Entries with chart source code
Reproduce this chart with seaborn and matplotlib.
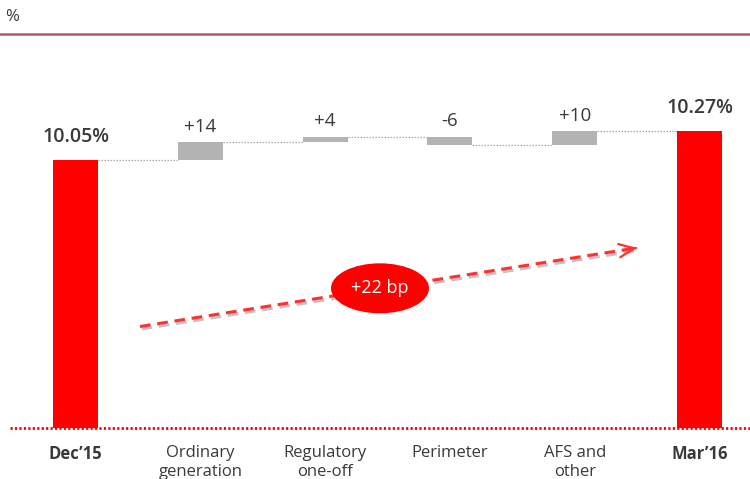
import numpy as np
import pandas as pd
import matplotlib
matplotlib.use("Agg")
import matplotlib.pyplot as plt
import seaborn as sns
from matplotlib.patches import Ellipse
from matplotlib.lines import Line2D
from matplotlib import patheffects as pe
from matplotlib import font_manager

# --- data -------------------------------------------------------------
categories = ["Dec\u201915", "Ordinary\ngeneration", "Regulatory\none-off",
              "Perimeter", "AFS and\nother", "Mar\u201916"]
start_ratio = 10.05          # CET1 ratio, %
end_ratio = 10.27            # CET1 ratio, %
changes_bp = [14, 4, -6, 10]  # basis points
total_change_label = "+22 bp"

# --- style ------------------------------------------------------------
sns.set_theme(style="white")
plt.rcParams["font.family"] = ["Open Sans", "DejaVu Sans"]


def pick_font(name, fallback):
    try:
        font_manager.findfont(name, fallback_to_default=False)
        return name
    except Exception:
        return fallback


cat_font = pick_font("Liberation Sans Narrow", "Open Sans")

RED = "#ff0000"
GREY_BAR = "#b3b3b3"
TEXT = "#3a3a3a"
floor = 8.02                 # value at the bottom of the truncated axis
px_per_pct = 131.8           # vertical scale of the chart (pixels per 1%)

# --- waterfall geometry ----------------------------------------------
levels = [start_ratio]
for c in changes_bp:
    levels.append(levels[-1] + c / 100)
bottoms, heights = [floor], [start_ratio - floor]
for i, c in enumerate(changes_bp):
    lo = min(levels[i], levels[i + 1])
    bottoms.append(lo)
    heights.append(abs(c) / 100)
bottoms.append(floor)
heights.append(end_ratio - floor)
colors = [RED] + [GREY_BAR] * len(changes_bp) + [RED]
tops = [b + h for b, h in zip(bottoms, heights)]

df = pd.DataFrame({"category": categories, "height": heights})

# --- figure -----------------------------------------------------------
W, H = 750, 479
fig = plt.figure(figsize=(W / 100, H / 100), dpi=100)
ax_bottom_px, ax_top_px = 428, 50
ax = fig.add_axes([0, (H - ax_bottom_px) / H, 1, (ax_bottom_px - ax_top_px) / H])

sns.barplot(data=df, x="category", y="height", order=categories,
            bottom=bottoms, width=0.36, color=GREY_BAR, ax=ax,
            saturation=1, errorbar=None, zorder=3)
for patch, col in zip(ax.patches, colors):
    patch.set_facecolor(col)
    patch.set_edgecolor("none")

ax.set_xlim(-0.605, 5.405)
ax.set_ylim(floor, floor + (ax_bottom_px - ax_top_px) / px_per_pct)

# connectors between bars
half = 0.18
for i in range(len(categories) - 1):
    lvl = levels[i] if i < len(levels) else end_ratio
    ax.plot([i + half, i + 1 - half], [lvl, lvl], color="#a8a8a8",
            lw=0.9, linestyle=(0, (1.2, 1.2)), zorder=2)

# dotted red baseline
ax.plot([0.013, 1.0], [0, 0], transform=ax.transAxes, color=RED,
        lw=2.0, linestyle=(0, (0.8, 0.8)), clip_on=False, zorder=4)

# value labels
for i, t in enumerate(tops):
    if i == 0:
        txt, bold, off = f"{start_ratio:.2f}%", True, 10
    elif i == len(tops) - 1:
        txt, bold, off = f"{end_ratio:.2f}%", True, 10
    else:
        c = changes_bp[i - 1]
        txt, bold, off = f"{c:+d}", False, 4.5
    ax.annotate(txt, (i, t), xytext=(0, off), textcoords="offset points",
                ha="center", va="bottom", color=TEXT,
                fontsize=14 if bold else 13.5,
                fontweight="semibold" if bold else "normal")

# total change arrow with label
x0, y0, x1, y1 = 0.517, 8.79, 4.52, 9.39
shadow = [pe.SimpleLineShadow(offset=(1.2, -1.8), shadow_color="#555555", alpha=0.35),
          pe.Normal()]
ax.plot([x0, x1 - 0.02], [y0, y1 - 0.003], color="#ff3030", lw=2.2,
        linestyle=(0, (3.5, 2.2)), solid_capstyle="butt",
        path_effects=shadow, zorder=5)
ax.annotate("", xy=(x1, y1), xytext=(x1 - 0.05, y1 - 0.0075),
            arrowprops=dict(arrowstyle="->,head_length=0.9,head_width=0.4",
                            color="#ff3030", lw=1.6), zorder=5)
ax.add_patch(Ellipse((2.44, 9.08), width=0.785, height=0.379,
                     facecolor=RED, edgecolor="none", zorder=6))
ax.text(2.44, 9.08, total_change_label, ha="center", va="center",
        color="white", fontsize=13, zorder=7)

# axis cosmetics
ax.set_xlabel("")
ax.set_ylabel("")
ax.set_yticks([])
ax.set_xticks(range(len(categories)))
ax.set_xticklabels(categories, fontsize=12, color=TEXT, family=cat_font,
                   linespacing=1.25)
for lbl, cat in zip(ax.get_xticklabels(), categories):
    if cat in (categories[0], categories[-1]):
        lbl.set_fontweight("bold")
ax.tick_params(axis="x", length=0, pad=12)
sns.despine(ax=ax, left=True, bottom=True, top=True, right=True)
ax.patch.set_alpha(0)

# header: unit and rule
fig.text(0.007, 1 - 17 / H, "%", ha="left", va="center", fontsize=12, color=TEXT)
fig.add_artist(Line2D([0, 1], [1 - 34 / H] * 2, color="#b35c5c", lw=1.8))

fig.savefig("out.png", dpi=100)
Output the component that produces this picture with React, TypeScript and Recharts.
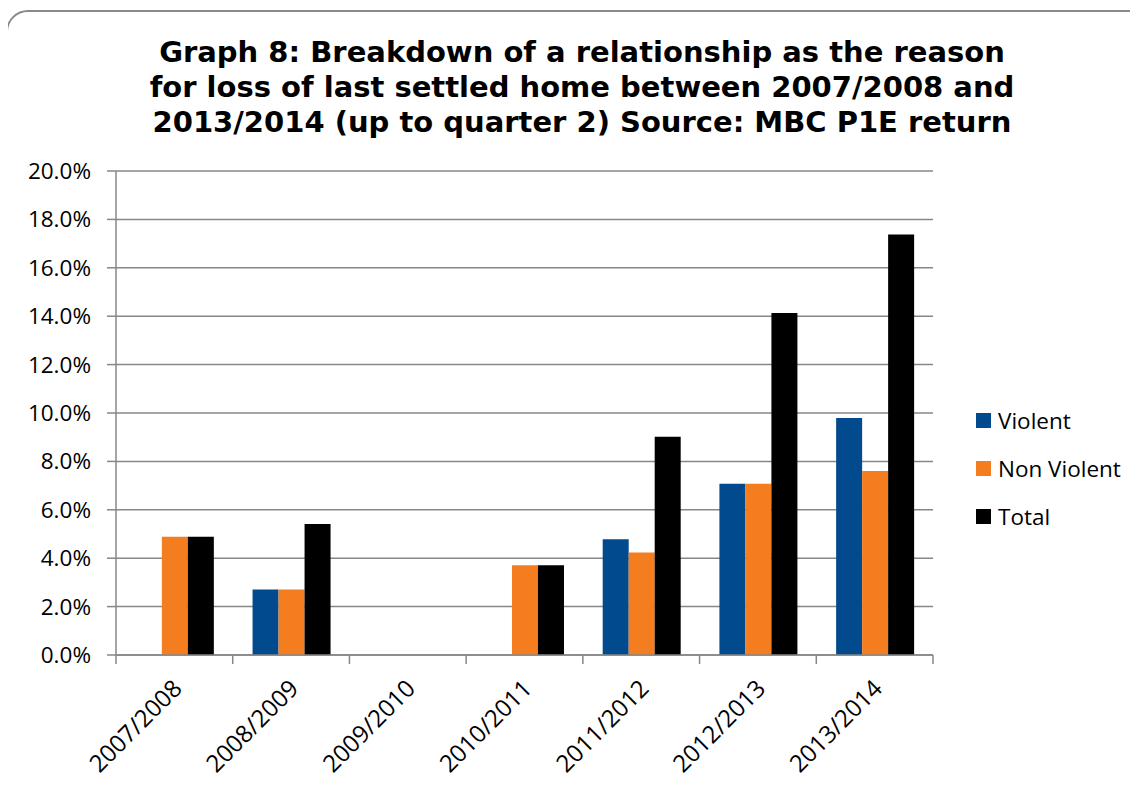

* WRITTEN REQUEST: Without the pictures, copy the entries from their first line through the line containing "from matplotlib import font_manager", and only those lines.

* THE OUTPUT:
Reproduce this chart with seaborn and matplotlib.
import numpy as np
import pandas as pd
import matplotlib
matplotlib.use("Agg")
import matplotlib.pyplot as plt
import seaborn as sns
from matplotlib.patches import Ellipse
from matplotlib.lines import Line2D
from matplotlib import patheffects as pe
from matplotlib import font_manager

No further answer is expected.